Guy LESCANNE, Éditions Desclée de Brouwer/Panorama, 1994, 219 p.

Sociologue et prêtre de son état, Guy Lescanne nous propose une projection réalisée à partir de 20 000 questionnaires (réponses à l'enquête du journal Panorama) et de 54 entretiens non-directifs.

Les 20/30 ans seraient une génération sans Histoire. Ceux marqués par la guère d'Algérie ou Mai 68 ont un sentiment d'appartenance basé sur un événement commun. Ce n'est pas le cas pour la "bof-génération" qui, elle, n'a pas eu à se battre pour bénéficier d'une liberté qu'elle a trouvée pour ainsi dire dans son berceau. Cette classe d'âge n'a pas conscience de former un groupe. Elle constitue plus une juxtaposition d'histoires singulières. Pour autant, on peut avancer un certain nombre de, traits caractéristiques à ces 20/30 ans.

Il y a d'abord cette indécision qui se manifeste par la volonté de limiter les risques de déception et l'hésitation à prendre position et à s'engager. Il y a ensuite la déresponsabilisation qui tient en 3 réactions : dévalorisation des institutions politiques, associatives et religieuses, volonté de se protéger à tout prix, dérision cynique comme résultat d'espoirs déçus. Il y a enfin la survalorisation d'une tolérance qui aboutit au prétexte que "chacun a sa part de vérité" et que toutes les attitudes sont relatives, à la dissolution du pensable dans le probable. Les repères s'effritent, les valeurs i quelles qu'elles soient) se dissolvent, la cohérence disparaît.

Voilà donc bien un jugement sévère sur une génération désignée comme tardivement mûre et vite vieillie.
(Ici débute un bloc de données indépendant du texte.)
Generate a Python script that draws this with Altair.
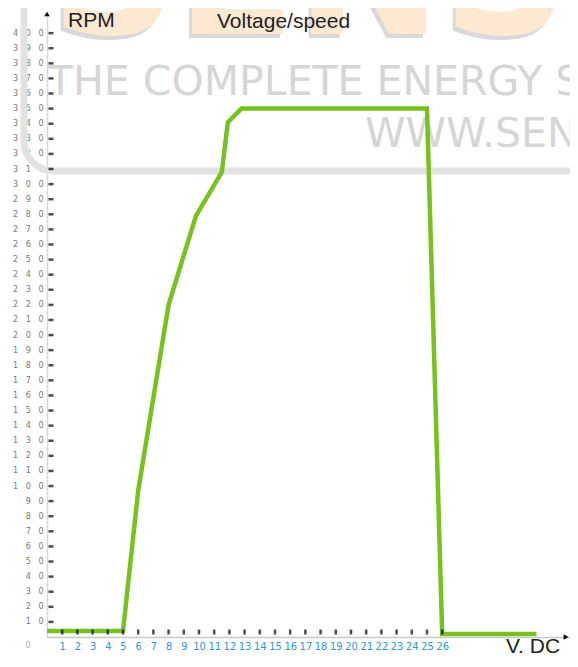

L'auteur rappelle que si pour la génération de 68 tout était permis, pour les 20/30 ans tout peut arriver, aussi bien le pire que le meilleur. Cette hantise d'un avenir incertain permet de comprendre de tels comportements. L'impossibilité d'exister collectivement privilégie le retour à la famille comme valeur-refuge. C'est là à la fois une aspiration profonde en tant que la famille représente un lieu calme, serein et sécurisant face à un monde extérieur ressenti comme potentiellement agressant, mais aussi une inquiétude liée aux ruptures qui émaillent si souvent un parcours familial qui s'édifie plus autour des enfants que du couple.

La famille constitue l’ultime et essentiel objet d'investissement, quand les espoirs d'épanouissement professionnel se sont transformés en déceptions et en désillusions. 

Guy Lescanne consacre la dernière partie de son ouvrage aux perspectives d'évolution positive de cette génération.

C'est aux aînés d'agir comme force de proposition pour offrir des traditions vivantes et favoriser des chemins d'identification.

Ainsi, en osant avoir leur âge et leurs valeurs, ils permettront aux plus jeunes d'avoir les leurs, et de trouver enfin leur place dans notre société comme citoyens libres et responsables.